Stated task: Exactly as written, quote every line that follows, skipping the images.

Provided data:
========

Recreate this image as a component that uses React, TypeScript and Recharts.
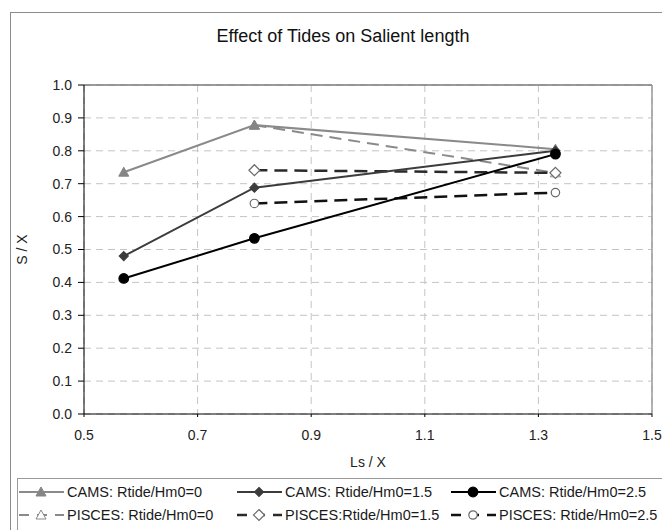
import React from "react";
import {
  LineChart,
  Line,
  XAxis,
  YAxis,
  CartesianGrid,
  ReferenceLine,
} from "recharts";

// values
const camsLs = [0.57, 0.8, 1.33];
const cams0 = [0.735, 0.878, 0.805];
const cams15 = [0.48, 0.688, 0.8];
const cams25 = [0.412, 0.534, 0.79];

const piscesLs = [0.8, 1.33];
const pisces0 = [0.878, 0.733];
const pisces15 = [0.741, 0.733];
const pisces25 = [0.64, 0.673];

const xTicks = [0.5, 0.7, 0.9, 1.1, 1.3, 1.5];
const yTicks = [0, 0.1, 0.2, 0.3, 0.4, 0.5, 0.6, 0.7, 0.8, 0.9, 1.0];

const FONT = '"Liberation Sans", Arial, sans-serif';

type Marker = "triangle" | "diamond" | "circle";

interface Series {
  name: string;
  xs: number[];
  ys: number[];
  color: string;
  markerStroke: string;
  marker: Marker;
  filled: boolean;
  dash?: string;
  width: number;
}

const series: Series[] = [
  { name: "CAMS: Rtide/Hm0=0", xs: camsLs, ys: cams0, color: "#8a8a8a", markerStroke: "#858585", marker: "triangle", filled: true, width: 2 },
  { name: "CAMS: Rtide/Hm0=1.5", xs: camsLs, ys: cams15, color: "#3c3c3c", markerStroke: "#3c3c3c", marker: "diamond", filled: true, width: 2 },
  { name: "CAMS: Rtide/Hm0=2.5", xs: camsLs, ys: cams25, color: "#000000", markerStroke: "#000000", marker: "circle", filled: true, width: 2 },
  { name: "PISCES: Rtide/Hm0=0", xs: piscesLs, ys: pisces0, color: "#8a8a8a", markerStroke: "#8a8a8a", marker: "triangle", filled: false, dash: "12 7", width: 2 },
  { name: "PISCES:Rtide/Hm0=1.5", xs: piscesLs, ys: pisces15, color: "#2a2a2a", markerStroke: "#6a6a6a", marker: "diamond", filled: false, dash: "13 7", width: 2.5 },
  { name: "PISCES: Rtide/Hm0=2.5", xs: piscesLs, ys: pisces25, color: "#111111", markerStroke: "#6a6a6a", marker: "circle", filled: false, dash: "13 7", width: 2.5 },
];

// dashed series underneath, solid ones on top
const drawOrder = [3, 4, 5, 0, 1, 2];

function markerShape(s: Series, cx: number, cy: number, key?: React.Key) {
  const fill = s.filled ? s.markerStroke : "#ffffff";
  if (s.marker === "triangle") {
    const r = 5;
    return (
      <path
        key={key}
        d={`M${cx},${cy - r} L${cx + r},${cy + r * 0.8} L${cx - r},${cy + r * 0.8} Z`}
        fill={fill}
        stroke={s.markerStroke}
        strokeWidth={1}
      />
    );
  }
  if (s.marker === "diamond") {
    const r = s.filled ? 4.5 : 5.5;
    return (
      <path
        key={key}
        d={`M${cx},${cy - r} L${cx + r},${cy} L${cx},${cy + r} L${cx - r},${cy} Z`}
        fill={fill}
        stroke={s.markerStroke}
        strokeWidth={1.2}
      />
    );
  }
  return (
    <circle
      key={key}
      cx={cx}
      cy={cy}
      r={s.filled ? 4.8 : 4.2}
      fill={fill}
      stroke={s.markerStroke}
      strokeWidth={1.2}
    />
  );
}

function LegendBox() {
  const colX = [0, 218, 432];
  return (
    <div
      style={{
        position: "absolute",
        left: 17,
        top: 478,
        width: 700,
        height: 80,
        border: "1px solid #9a9a9a",
        background: "#fff",
      }}
    >
      {series.map((s, i) => {
        const col = i % 3;
        const row = Math.floor(i / 3);
        return (
          <div
            key={s.name}
            style={{
              position: "absolute",
              left: colX[col] + 1,
              top: 4 + row * 23,
              height: 18,
              display: "flex",
              alignItems: "center",
              whiteSpace: "nowrap",
              fontFamily: FONT,
              fontSize: 14.5,
              color: "#1a1a1a",
            }}
          >
            <svg width={45} height={18} style={{ marginRight: 3 }}>
              <line
                x1={0}
                x2={45}
                y1={9}
                y2={9}
                stroke={s.color}
                strokeWidth={s.width}
                strokeDasharray={s.dash ? "10 8" : undefined}
              />
              {markerShape(s, 22, 9)}
            </svg>
            <span>{s.name}</span>
          </div>
        );
      })}
    </div>
  );
}

export default function App() {
  return (
    <div
      style={{
        position: "absolute",
        left: 0,
        top: 0,
        width: 662,
        height: 530,
        overflow: "hidden",
        background: "#fff",
        fontFamily: FONT,
      }}
    >
      <div
        style={{
          position: "absolute",
          left: 10,
          top: 12,
          width: 720,
          height: 600,
          border: "1px solid #8c8c8c",
        }}
      />
      <div
        style={{
          position: "absolute",
          left: 0,
          width: 686,
          top: 26,
          textAlign: "center",
          fontSize: 18,
          color: "#111",
        }}
      >
        Effect of Tides on Salient length
      </div>
      <div style={{ position: "absolute", left: 0, top: 0 }}>
        <LineChart width={662} height={530} margin={{ top: 85, right: 10, left: 24, bottom: 76 }}>
          <CartesianGrid stroke="#c4c4c4" strokeDasharray="7 5" />
          <XAxis
            type="number"
            dataKey="x"
            domain={[0.5, 1.5]}
            ticks={xTicks}
            tickFormatter={(v: number) => v.toFixed(1)}
            height={40}
            stroke="#000"
            tickSize={3}
            tickMargin={13}
            tick={{ fill: "#222", fontSize: 14, fontFamily: FONT }}
            label={{ value: "Ls / X", position: "insideBottom", offset: -13, fill: "#222", fontSize: 14, fontFamily: FONT }}
            allowDataOverflow
          />
          <YAxis
            type="number"
            domain={[0, 1]}
            ticks={yTicks}
            tickFormatter={(v: number) => v.toFixed(1)}
            width={60}
            stroke="#000"
            tickSize={6}
            tickMargin={6}
            tick={{ fill: "#222", fontSize: 14, fontFamily: FONT }}
            label={{ value: "S / X", angle: -90, position: "insideLeft", offset: -2, fill: "#222", fontSize: 14, fontFamily: FONT, style: { textAnchor: "middle" } }}
            allowDataOverflow
          />
          <ReferenceLine y={1} stroke="#7a7a7a" strokeWidth={1.5} ifOverflow="visible" />
          <ReferenceLine x={1.5} stroke="#9a9a9a" strokeWidth={1.5} ifOverflow="visible" />
          {drawOrder.map((idx) => {
            const s = series[idx];
            return (
              <Line
                key={s.name}
                data={s.xs.map((x, i) => ({ x, y: s.ys[i] }))}
                dataKey="y"
                name={s.name}
                type="linear"
                stroke={s.color}
                strokeWidth={s.width}
                strokeDasharray={s.dash}
                dot={(p: any) => markerShape(s, p.cx, p.cy, `${s.name}-${p.index}`)}
                activeDot={false}
                isAnimationActive={false}
              />
            );
          })}
        </LineChart>
      </div>
      <LegendBox />
    </div>
  );
}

========

Output:
Recreate this image as a component that uses React, TypeScript and Recharts.
import React from "react";
import {
  LineChart,
  Line,
  XAxis,
  YAxis,
  CartesianGrid,
  ReferenceLine,
} from "recharts";

// values
const camsLs = [0.57, 0.8, 1.33];
const cams0 = [0.735, 0.878, 0.805];
const cams15 = [0.48, 0.688, 0.8];
const cams25 = [0.412, 0.534, 0.79];

const piscesLs = [0.8, 1.33];
const pisces0 = [0.878, 0.733];
const pisces15 = [0.741, 0.733];
const pisces25 = [0.64, 0.673];

const xTicks = [0.5, 0.7, 0.9, 1.1, 1.3, 1.5];
const yTicks = [0, 0.1, 0.2, 0.3, 0.4, 0.5, 0.6, 0.7, 0.8, 0.9, 1.0];

const FONT = '"Liberation Sans", Arial, sans-serif';

type Marker = "triangle" | "diamond" | "circle";

interface Series {
  name: string;
  xs: number[];
  ys: number[];
  color: string;
  markerStroke: string;
  marker: Marker;
  filled: boolean;
  dash?: string;
  width: number;
}

const series: Series[] = [
  { name: "CAMS: Rtide/Hm0=0", xs: camsLs, ys: cams0, color: "#8a8a8a", markerStroke: "#858585", marker: "triangle", filled: true, width: 2 },
  { name: "CAMS: Rtide/Hm0=1.5", xs: camsLs, ys: cams15, color: "#3c3c3c", markerStroke: "#3c3c3c", marker: "diamond", filled: true, width: 2 },
  { name: "CAMS: Rtide/Hm0=2.5", xs: camsLs, ys: cams25, color: "#000000", markerStroke: "#000000", marker: "circle", filled: true, width: 2 },
  { name: "PISCES: Rtide/Hm0=0", xs: piscesLs, ys: pisces0, color: "#8a8a8a", markerStroke: "#8a8a8a", marker: "triangle", filled: false, dash: "12 7", width: 2 },
  { name: "PISCES:Rtide/Hm0=1.5", xs: piscesLs, ys: pisces15, color: "#2a2a2a", markerStroke: "#6a6a6a", marker: "diamond", filled: false, dash: "13 7", width: 2.5 },
  { name: "PISCES: Rtide/Hm0=2.5", xs: piscesLs, ys: pisces25, color: "#111111", markerStroke: "#6a6a6a", marker: "circle", filled: false, dash: "13 7", width: 2.5 },
];

// dashed series underneath, solid ones on top
const drawOrder = [3, 4, 5, 0, 1, 2];

function markerShape(s: Series, cx: number, cy: number, key?: React.Key) {
  const fill = s.filled ? s.markerStroke : "#ffffff";
  if (s.marker === "triangle") {
    const r = 5;
    return (
      <path
        key={key}
        d={`M${cx},${cy - r} L${cx + r},${cy + r * 0.8} L${cx - r},${cy + r * 0.8} Z`}
        fill={fill}
        stroke={s.markerStroke}
        strokeWidth={1}
      />
    );
  }
  if (s.marker === "diamond") {
    const r = s.filled ? 4.5 : 5.5;
    return (
      <path
        key={key}
        d={`M${cx},${cy - r} L${cx + r},${cy} L${cx},${cy + r} L${cx - r},${cy} Z`}
        fill={fill}
        stroke={s.markerStroke}
        strokeWidth={1.2}
      />
    );
  }
  return (
    <circle
      key={key}
      cx={cx}
      cy={cy}
      r={s.filled ? 4.8 : 4.2}
      fill={fill}
      stroke={s.markerStroke}
      strokeWidth={1.2}
    />
  );
}

function LegendBox() {
  const colX = [0, 218, 432];
  return (
    <div
      style={{
        position: "absolute",
        left: 17,
        top: 478,
        width: 700,
        height: 80,
        border: "1px solid #9a9a9a",
        background: "#fff",
      }}
    >
      {series.map((s, i) => {
        const col = i % 3;
        const row = Math.floor(i / 3);
        return (
          <div
            key={s.name}
            style={{
              position: "absolute",
              left: colX[col] + 1,
              top: 4 + row * 23,
              height: 18,
              display: "flex",
              alignItems: "center",
              whiteSpace: "nowrap",
              fontFamily: FONT,
              fontSize: 14.5,
              color: "#1a1a1a",
            }}
          >
            <svg width={45} height={18} style={{ marginRight: 3 }}>
              <line
                x1={0}
                x2={45}
                y1={9}
                y2={9}
                stroke={s.color}
                strokeWidth={s.width}
                strokeDasharray={s.dash ? "10 8" : undefined}
              />
              {markerShape(s, 22, 9)}
            </svg>
            <span>{s.name}</span>
          </div>
        );
      })}
    </div>
  );
}

export default function App() {
  return (
    <div
      style={{
        position: "absolute",
        left: 0,
        top: 0,
        width: 662,
        height: 530,
        overflow: "hidden",
        background: "#fff",
        fontFamily: FONT,
      }}
    >
      <div
        style={{
          position: "absolute",
          left: 10,
          top: 12,
          width: 720,
          height: 600,
          border: "1px solid #8c8c8c",
        }}
      />
      <div
        style={{
          position: "absolute",
          left: 0,
          width: 686,
          top: 26,
          textAlign: "center",
          fontSize: 18,
          color: "#111",
        }}
      >
        Effect of Tides on Salient length
      </div>
      <div style={{ position: "absolute", left: 0, top: 0 }}>
        <LineChart width={662} height={530} margin={{ top: 85, right: 10, left: 24, bottom: 76 }}>
          <CartesianGrid stroke="#c4c4c4" strokeDasharray="7 5" />
          <XAxis
            type="number"
            dataKey="x"
            domain={[0.5, 1.5]}
            ticks={xTicks}
            tickFormatter={(v: number) => v.toFixed(1)}
            height={40}
            stroke="#000"
            tickSize={3}
            tickMargin={13}
            tick={{ fill: "#222", fontSize: 14, fontFamily: FONT }}
            label={{ value: "Ls / X", position: "insideBottom", offset: -13, fill: "#222", fontSize: 14, fontFamily: FONT }}
            allowDataOverflow
          />
          <YAxis
            type="number"
            domain={[0, 1]}
            ticks={yTicks}
            tickFormatter={(v: number) => v.toFixed(1)}
            width={60}
            stroke="#000"
            tickSize={6}
            tickMargin={6}
            tick={{ fill: "#222", fontSize: 14, fontFamily: FONT }}
            label={{ value: "S / X", angle: -90, position: "insideLeft", offset: -2, fill: "#222", fontSize: 14, fontFamily: FONT, style: { textAnchor: "middle" } }}
            allowDataOverflow
          />
          <ReferenceLine y={1} stroke="#7a7a7a" strokeWidth={1.5} ifOverflow="visible" />
          <ReferenceLine x={1.5} stroke="#9a9a9a" strokeWidth={1.5} ifOverflow="visible" />
          {drawOrder.map((idx) => {
            const s = series[idx];
            return (
              <Line
                key={s.name}
                data={s.xs.map((x, i) => ({ x, y: s.ys[i] }))}
                dataKey="y"
                name={s.name}
                type="linear"
                stroke={s.color}
                strokeWidth={s.width}
                strokeDasharray={s.dash}
                dot={(p: any) => markerShape(s, p.cx, p.cy, `${s.name}-${p.index}`)}
                activeDot={false}
                isAnimationActive={false}
              />
            );
          })}
        </LineChart>
      </div>
      <LegendBox />
    </div>
  );
}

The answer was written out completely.